Policy oversight – parliamentarians should enhance their oversight role and ensure that the executive is accountable for the achievement of the SDGs. Parliament’s oversight should focus on higher social spending, targeted government transfers, and on affirmative action to diversify wealth ownership. Government measures and reforms that seek to promote private investment, jobs, and inclusive growth need serious scrutiny from parliament so that they are all inclusive and do not continue to marginalise the previously marginalised.
Representation – For the SDGs to be realised, the wishes of citizens need to be captured and addressed in every programme of action that government undertakes. The needs of all age groups, genders, religions, political parties, disabled, women and youth etc. should be included in the policy action document. Parliamentarians, while coming from different political parties, however, represent their constituencies and they have a critical role to play in ensuring that all voices are represented in the action plan.
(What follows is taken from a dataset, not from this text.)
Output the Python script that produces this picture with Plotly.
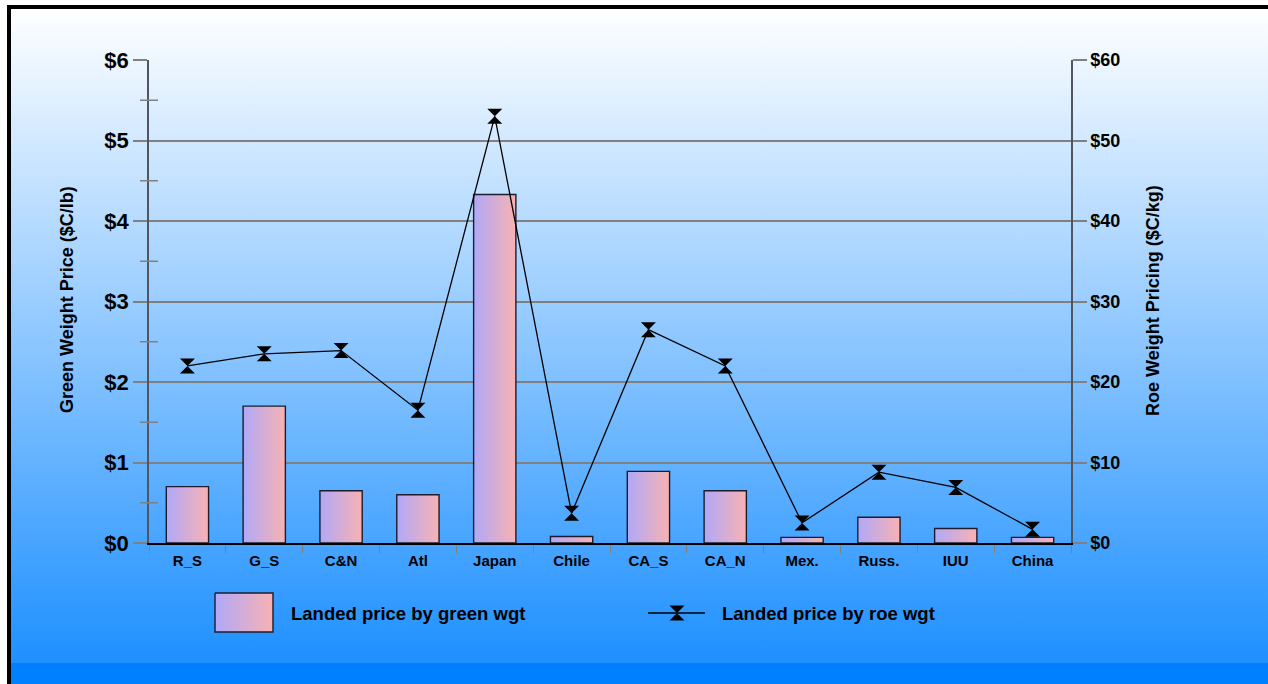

Localisation – Development is local and for any developmental work to succeed, the local people need to have a sense of ownership of the initiative. Parliamentarians, as leaders in their respective constituencies, need to ensure that all SDG projects that seek to help the citizens are therefore localised and that locals should be part of the whole process of formulation, implementation and monitoring of the National Development Programme that seeks to feed into the bigger SDG programme.
It should be noted that the South African government has made fairly reasonable progress in pushing for the realisation of the SDGs. A number of challenges are still there in critical areas such as poverty, hunger, health, and well-being which still indicate not very good figures. While these challenges are at hand, one important thing to note is that the country has a pleasing spill-over score, which indicates how the country is better positioned in influencing positive change on other countries to realise the SDGs. Despite the major challenges that the country is facing in realising some of the goals, parliamentarians are crucial in ensuring that the country achieves the SDGs within the last remaining years. Parliamentarians need to ensure that they use their role of law making, policy oversight and representation well to ensure that SDGs are implemented in the country. As representative members, parliamentarians need to ensure that development programmes towards SDGs are localised and that citizens are included in the whole process.